3. Open up the utilities to get more credit for renewable energy and geo-exchange that they fund through on-bill financing
Utilities need to recognize that their model as single-point generator/supplier (which although dead in Illinois still exists across the country) or even as "manager of distribution infrastructure" will not survive in a world where we need to reduce the per-household consumption in order to survive. In order for municipal, and especially investor-owned, utilities to exist, they need a consistent revenue stream that coincides with the quality of life that energy provides each household. One way to transition to this eventual future where utilities bill you for the amount of light, heat, and preserved food in your house (and where they take ownership of the appropriate appliances and their maintenance) is to incentivize them to make investments outside of their normal transmission infrastructure and collect revenue through the shift in usage from off-site to on-site or near-site sources. Utilities will welcome interconnect if they have a financial stake in its success, and will drive for ever more efficient appliances and technologies if their bottom lines are not hurt by the reduced revenue from traditional per-unit-of-energy-consumed billing.

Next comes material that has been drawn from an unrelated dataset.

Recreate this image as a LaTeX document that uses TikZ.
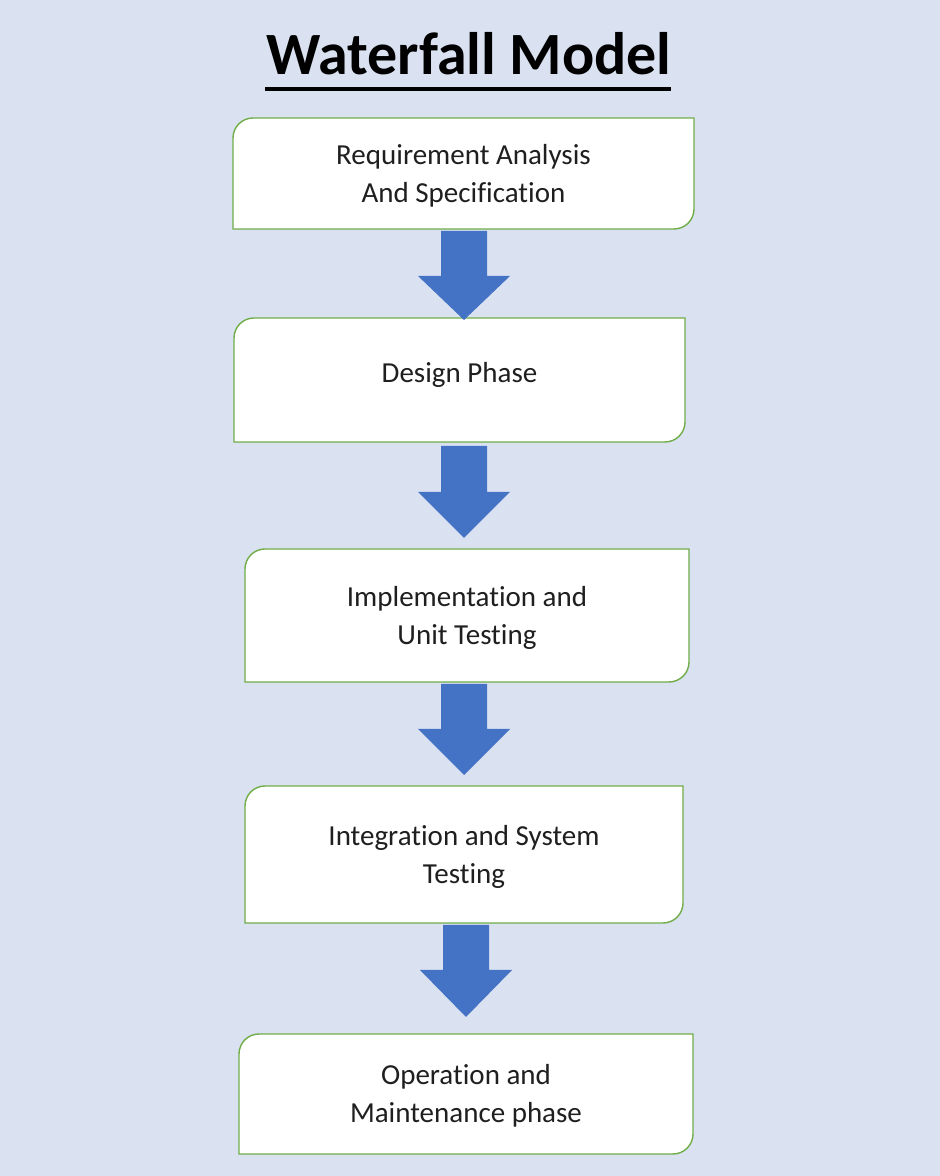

4. Restore the centralized purchasing power of the IPA relative to renewables
This should happen, but as a final piece of the solution, and not just the only piece.
With these common sense, and achievable, revisions to the RPS, Illinois can move from distant 4th in wind, and well below that in overall generation, to a leader in renewable energy generation and community energy development. For a state that has floundered in the last fifteen years to lead in anything but financial mismanagement and corruption, this would be a welcome - and potentially prosperous - change of pace.